NASHVILLE, Tenn. (AP) _ If the Rev. Kelly Miller Smith Sr. was alive today, the Nashville civil rights leader and pastor would be 100 years old.
His family decided the best way to mark the anniversary of his Oct. 28 birth and honor his legacy would be to help the next generation of activists learn from the experiences of their late patriarch and others who were on the front lines of the pursuit for racial equality in Nashville and beyond.
The Kelly Miller Smith Family Foundation gathered online Wednesday with the Kelly Miller Smith Institute on Black Church Studies at Vanderbilt Divinity School to offer a virtual symposium called “Activism Then and Now: Equipping for the Road Ahead.”
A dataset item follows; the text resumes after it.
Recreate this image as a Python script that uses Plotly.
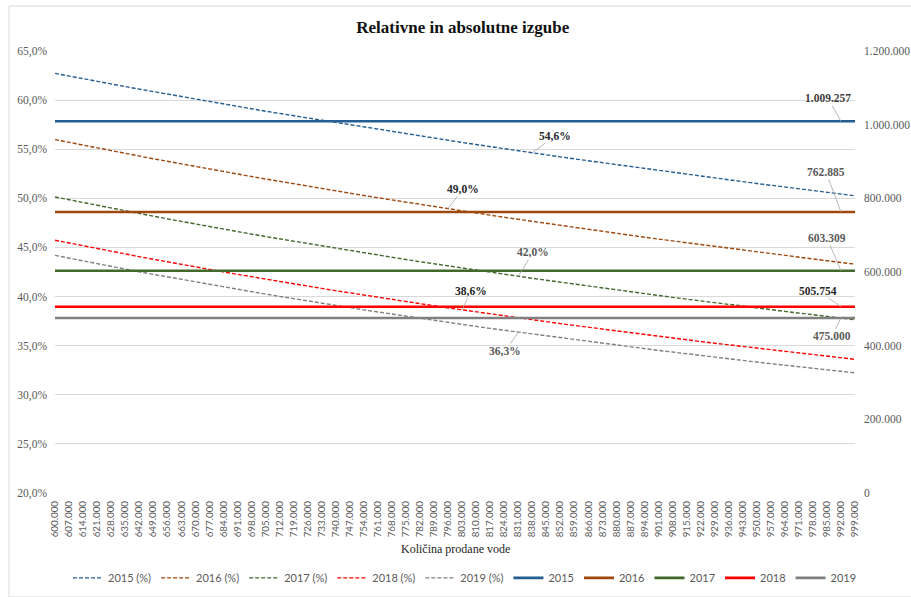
import plotly.graph_objects as go

# ---------------- data ----------------
categories = ["600.000", "607.000", "614.000", "621.000", "628.000", "635.000", "642.000", "649.000",
              "656.000", "663.000", "670.000", "677.000", "684.000", "691.000", "698.000", "705.000",
              "712.000", "719.000", "726.000", "733.000", "740.000", "747.000", "754.000", "761.000",
              "768.000", "775.000", "782.000", "789.000", "796.000", "803.000", "810.000", "817.000",
              "824.000", "831.000", "838.000", "845.000", "852.000", "859.000", "866.000", "873.000",
              "880.000", "887.000", "894.000", "901.000", "908.000", "915.000", "922.000", "929.000",
              "936.000", "943.000", "950.000", "957.000", "964.000", "971.000", "978.000", "985.000",
              "992.000", "999.000"]

rel_2015 = [62.72, 62.44, 62.18, 61.91, 61.64, 61.38, 61.12, 60.86, 60.61, 60.35, 60.10, 59.85,
            59.60, 59.36, 59.12, 58.87, 58.64, 58.40, 58.16, 57.93, 57.70, 57.47, 57.24, 57.01,
            56.79, 56.56, 56.34, 56.12, 55.91, 55.69, 55.48, 55.26, 55.05, 54.84, 54.64, 54.43,
            54.22, 54.02, 53.82, 53.62, 53.42, 53.22, 53.03, 52.83, 52.64, 52.45, 52.26, 52.07,
            51.88, 51.70, 51.51, 51.33, 51.15, 50.97, 50.79, 50.61, 50.43, 50.26]
rel_2016 = [55.98, 55.69, 55.41, 55.13, 54.85, 54.57, 54.30, 54.03, 53.77, 53.50, 53.24, 52.98,
            52.73, 52.47, 52.22, 51.97, 51.72, 51.48, 51.24, 51.00, 50.76, 50.53, 50.29, 50.06,
            49.83, 49.61, 49.38, 49.16, 48.94, 48.72, 48.50, 48.29, 48.07, 47.86, 47.65, 47.45,
            47.24, 47.04, 46.83, 46.63, 46.44, 46.24, 46.04, 45.85, 45.66, 45.47, 45.28, 45.09,
            44.90, 44.72, 44.54, 44.36, 44.18, 44.00, 43.82, 43.65, 43.47, 43.30]
rel_2017 = [50.14, 49.85, 49.56, 49.28, 49.00, 48.72, 48.45, 48.18, 47.91, 47.64, 47.38, 47.12,
            46.87, 46.61, 46.36, 46.11, 45.87, 45.63, 45.39, 45.15, 44.91, 44.68, 44.45, 44.22,
            44.00, 43.77, 43.55, 43.33, 43.11, 42.90, 42.69, 42.48, 42.27, 42.06, 41.86, 41.66,
            41.46, 41.26, 41.06, 40.87, 40.67, 40.48, 40.29, 40.11, 39.92, 39.74, 39.55, 39.37,
            39.19, 39.02, 38.84, 38.67, 38.49, 38.32, 38.15, 37.98, 37.82, 37.65]
rel_2018 = [45.74, 45.45, 45.17, 44.89, 44.61, 44.34, 44.06, 43.80, 43.53, 43.27, 43.02, 42.76,
            42.51, 42.26, 42.01, 41.77, 41.53, 41.29, 41.06, 40.83, 40.60, 40.37, 40.15, 39.93,
            39.71, 39.49, 39.27, 39.06, 38.85, 38.64, 38.44, 38.23, 38.03, 37.83, 37.64, 37.44,
            37.25, 37.06, 36.87, 36.68, 36.50, 36.31, 36.13, 35.95, 35.77, 35.60, 35.42, 35.25,
            35.08, 34.91, 34.74, 34.58, 34.41, 34.25, 34.09, 33.93, 33.77, 33.61]
rel_2019 = [44.19, 43.90, 43.62, 43.34, 43.06, 42.79, 42.52, 42.26, 42.00, 41.74, 41.48, 41.23,
            40.98, 40.74, 40.49, 40.25, 40.02, 39.78, 39.55, 39.32, 39.09, 38.87, 38.65, 38.43,
            38.21, 38.00, 37.79, 37.58, 37.37, 37.17, 36.96, 36.76, 36.57, 36.37, 36.18, 35.98,
            35.80, 35.61, 35.42, 35.24, 35.06, 34.88, 34.70, 34.52, 34.35, 34.17, 34.00, 33.83,
            33.66, 33.50, 33.33, 33.17, 33.01, 32.85, 32.69, 32.53, 32.38, 32.23]

years = ["2015", "2016", "2017", "2018", "2019"]
abs_losses = [1009257, 762885, 603309, 505754, 475000]
rel_series = [rel_2015, rel_2016, rel_2017, rel_2018, rel_2019]
rel_label_text = ["54,6%", "49,0%", "42,0%", "38,6%", "36,3%"]

left_ticks = [20, 25, 30, 35, 40, 45, 50, 55, 60, 65]
left_ticktext = ["20,0%", "25,0%", "30,0%", "35,0%", "40,0%", "45,0%", "50,0%", "55,0%", "60,0%", "65,0%"]
right_ticks = [0, 200000, 400000, 600000, 800000, 1000000, 1200000]
right_ticktext = ["0", "200.000", "400.000", "600.000", "800.000", "1.000.000", "1.200.000"]

# ---------------- styles ----------------
colors = ["#255E91", "#9E480E", "#43682B", "#FF0000", "#808080"]
serif = "Liberation Serif, Times New Roman, serif"
sans = "Lato, Calibri, sans-serif"
grey_txt = "#595959"

fig = go.Figure()

for yr, vals, c in zip(years, rel_series, colors):
    fig.add_trace(go.Scatter(
        x=categories, y=vals, name=f"{yr} (%)", mode="lines",
        line=dict(color=c, width=1.4, dash="4px,2px"), yaxis="y",
    ))

for yr, v, c in zip(years, abs_losses, colors):
    fig.add_trace(go.Scatter(
        x=categories, y=[v] * len(categories), name=yr, mode="lines",
        line=dict(color=c, width=2.6), yaxis="y2",
    ))

# ---------------- data labels ----------------
ann = []
# relative labels: (series idx, category idx, ax, ay, color)
rel_pos = [(0, 34, 23, -17, "#262626"), (1, 28, 15, -20, "#262626"), (2, 33, 15, -24, "#595959"),
           (3, 29, 9, -19, "#262626"), (4, 33, -13, 19, "#595959")]
for (si, ci, ax, ay, col), txt in zip(rel_pos, rel_label_text):
    ann.append(dict(x=ci, y=rel_series[si][ci], xref="x", yref="y",
                    text=f"<b>{txt}</b>", showarrow=True, arrowhead=0, arrowwidth=0.8,
                    arrowcolor="#A6A6A6", ax=ax, ay=ay,
                    font=dict(family=serif, size=11.5, color=col)))
abs_pos = [(0, 56, -13, -23, "#404040"), (1, 56, -15, -40, "#595959"), (2, 56, -14, -33, "#595959"),
           (3, 56, -23, -16, "#262626"), (4, 56, -9, 18, "#595959")]
for (si, ci, ax, ay, col) in abs_pos:
    txt = f"{abs_losses[si]:,}".replace(",", ".")
    ann.append(dict(x=ci, y=abs_losses[si], xref="x", yref="y2",
                    text=f"<b>{txt}</b>", showarrow=True, arrowhead=0, arrowwidth=0.8,
                    arrowcolor="#A6A6A6", ax=ax, ay=ay,
                    font=dict(family=serif, size=11.5, color=col)))
# x axis title
ann.append(dict(x=0.5, y=-0.127, xref="paper", yref="paper", text="Količina prodane vode",
                showarrow=False, xanchor="center", yanchor="middle",
                font=dict(family=serif, size=12, color="#262626")))

fig.update_layout(
    width=911, height=597,
    margin=dict(l=55, r=56, t=51, b=104, autoexpand=False),
    paper_bgcolor="white", plot_bgcolor="white",
    title=dict(text="<b>Relativne in absolutne izgube</b>", x=0.508, xanchor="center",
               y=0.955, yanchor="middle", font=dict(family=serif, size=17, color="#111111")),
    xaxis=dict(type="category", range=[0, len(categories) - 1], tickangle=-90,
               showgrid=False, showline=False, ticks="", ticklabelstandoff=5, automargin=False,
               tickfont=dict(family=sans, size=9.8, color=grey_txt)),
    yaxis=dict(range=[20, 65], tickvals=left_ticks, ticktext=left_ticktext,
               showgrid=True, gridcolor="#D9D9D9", gridwidth=1, zeroline=False,
               showline=False, ticks="", ticklabelstandoff=7, automargin=False,
               tickfont=dict(family=serif, size=11.5, color=grey_txt)),
    yaxis2=dict(range=[0, 1200000], tickvals=right_ticks, ticktext=right_ticktext,
                overlaying="y", side="right", showgrid=False, zeroline=False,
                showline=False, ticks="", ticklabelstandoff=8, automargin=False,
                tickfont=dict(family=serif, size=11.5, color=grey_txt)),
    legend=dict(orientation="h", x=0.5125, xanchor="center", y=-0.192, yanchor="middle",
                font=dict(family=sans, size=11, color=grey_txt), bgcolor="rgba(0,0,0,0)"),
    annotations=ann,
    shapes=[dict(type="rect", xref="paper", yref="paper", x0=-0.0575, x1=1.071,
                 y0=-0.2353, y1=1.1018, line=dict(color="#D9D9D9", width=1),
                 fillcolor="rgba(0,0,0,0)", layer="below")],
)

fig.write_html("out.html", config={"displayModeBar": False},
               post_script="document.body.style.margin='0';document.body.style.overflow='hidden';")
“We believe that there is some cross learning that can be available from what happened then and what is happening now, so we can make sure that we’re all making not just progress, but that we can achieve what it is that we’re trying to achieve, and that is freedom and liberation for all,” the Rev. Kelly Miller Smith Jr. said as he set the stage for the daylong conference in memory of his father.
Those tuning in to the foundation’s inaugural event heard from a slate of speakers discussing Smith’s influence as well as activism as it relates to faith, policy and justice.
The Rev. Kelly Miller Smith Sr., who died in 1984, became the pastor of First Baptist Church, Capitol Hill in 1951. During his tenure, the Nashville church played a critical role in the civil rights fight, including serving as a staging ground for the activists working to desegregate downtown lunch counters. Smith also served as the assistant dean of Vanderbilt Divinity School.
As they were for so many, Smith’s religious beliefs were the foundation for his civil rights work, his son said. They stayed in the fight “because of their desire to be faithful to what it is God has called them to do,” the Rev. Kelly Miller Smith Jr. said.
The Rev. James Lawson, who worked alongside the elder Smith and taught Nashville college students about Mahatma Gandhi-inspired nonviolent activism, spoke about the outsized role faith played in their work in the 1950s, 60s and beyond.
“All through the prophetic religion, which Jesus embodied out of the Hebrew Bible, the notion is clear. It is only love that can transform life. It is only love that can defeat cruelty and torture and wrong. It is only a goodness that comes out of the soul that can transform and defeat evil,” Lawson said during Wednesday’s symposium.
Lawson also participated in a panel discussion on faith and activism moderated by Joshua Dubois, who led the White House Office of Faith Based and Neighborhood Partnerships during President Barack Obama’s administration. Other speakers included freedom rider Bernard Lafayette Jr., the Rev. Frederick Douglass Haynes III who leads a congregation in Texas, and the Rev. Traci Blackmon, a denominational leader in the United Church of Christ and a Missouri pastor.
Together, they spoke about the role of the church during the civil rights movement and in the current fight to end police brutality and other injustices.
Blackmon became involved in the current movement following the death of Michael Brown Jr. at the hands of police in Ferguson, Missouri. Blackmon said today’s activists are building coalitions as well as studying strategy and history in their push for change.
But the young activists of today are not as connected to the church as the young activists were decades ago, Blackmon said. Her church is working on that and she would like to see other churches become more involved with efforts happening in the streets.
“We should be in the communities in ways that our young people know who we are even if we can’t call their names,” Blackmon said.